Orange alleges that Ring did almost nothing to protect its customers while promising its products will protect its customers.
Unfortunately, Ring does not fulfill its core promise of providing privacy and security for its customers, as its camera systems are fatally flawed. The Ring system is Wi-Fi enabled, meaning that it will not work without internet connectivity. Once connected, however, any internet device can be seen by the on-line community, making it incumbent upon its manufacturer to design the device such that it can be properly secured for only intended use. This obligation is even more critical in instances where the device, like the Ring camera, is related to the safety and security of person and property.
Ring failed to meet this most basic obligation by not ensuring its Wi-Fi enabled cameras were protected against cyber-attack. Notably, Ring only required users enter a basic password and did not offer or did not compel two-factor authentication.
He’s not wrong. Security is pretty much an afterthought for this security company.
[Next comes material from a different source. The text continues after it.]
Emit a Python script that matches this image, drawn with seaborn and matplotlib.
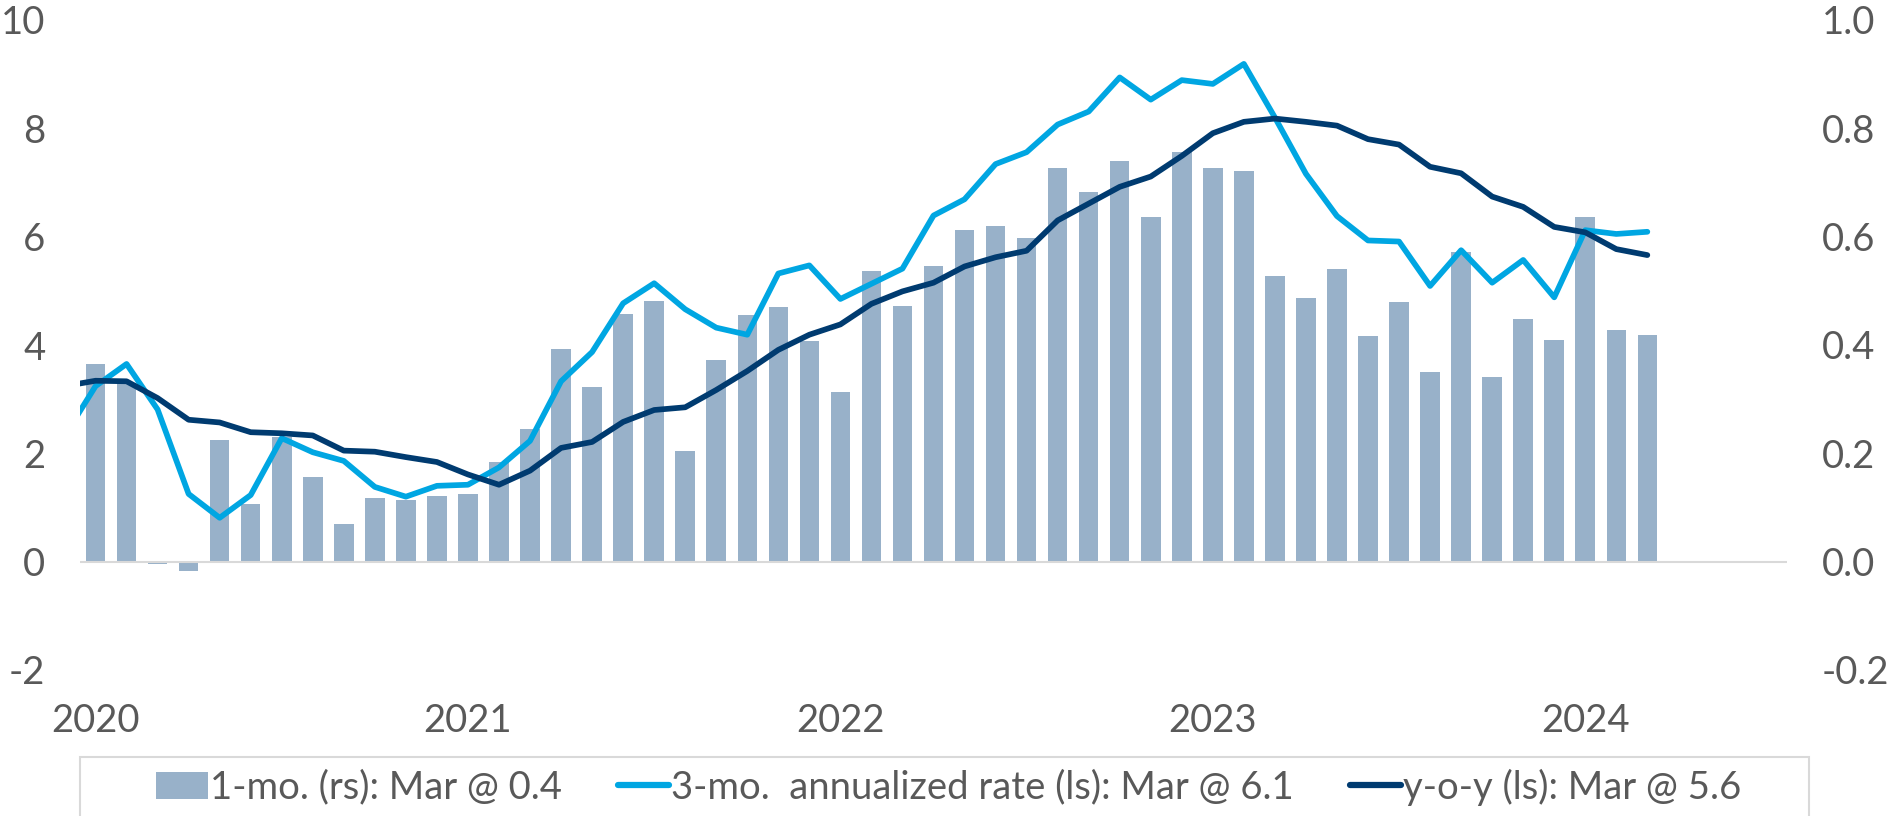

It likes to put its resources into pitching its products to cops, who can then hand the flawed products to citizens in exchange for possible glimpses of camera recordings in the future.
But is it enough to win a lawsuit? The plaintiff alleges negligence and a few other related torts, but he’ll have to prove Ring deliberately sold a product it knew was insecure. Ring is probably aware of the lack of built-in security, but is it more deliberately negligent than any other IoT device maker that decides to dumb down security options to increase adoption and marketshare? And if it’s just as terrible as its competitors, should that be enough to allow it to escape a lawsuit?
Maybe this one will hit Ring hard and force it and its competitors in the IoT marketplace to actually take the security of their customers seriously, rather than just saying that after their customers have already been compromised. Or maybe I just want Ring to get smacked around for pushing an insecure product on consumers with the assistance of over 600 law enforcement agencies. Ring has been an absentee landlord in its market, grabbing all the market share it can while leaving its millions of customers to fend for themselves when it comes to securing their devices properly.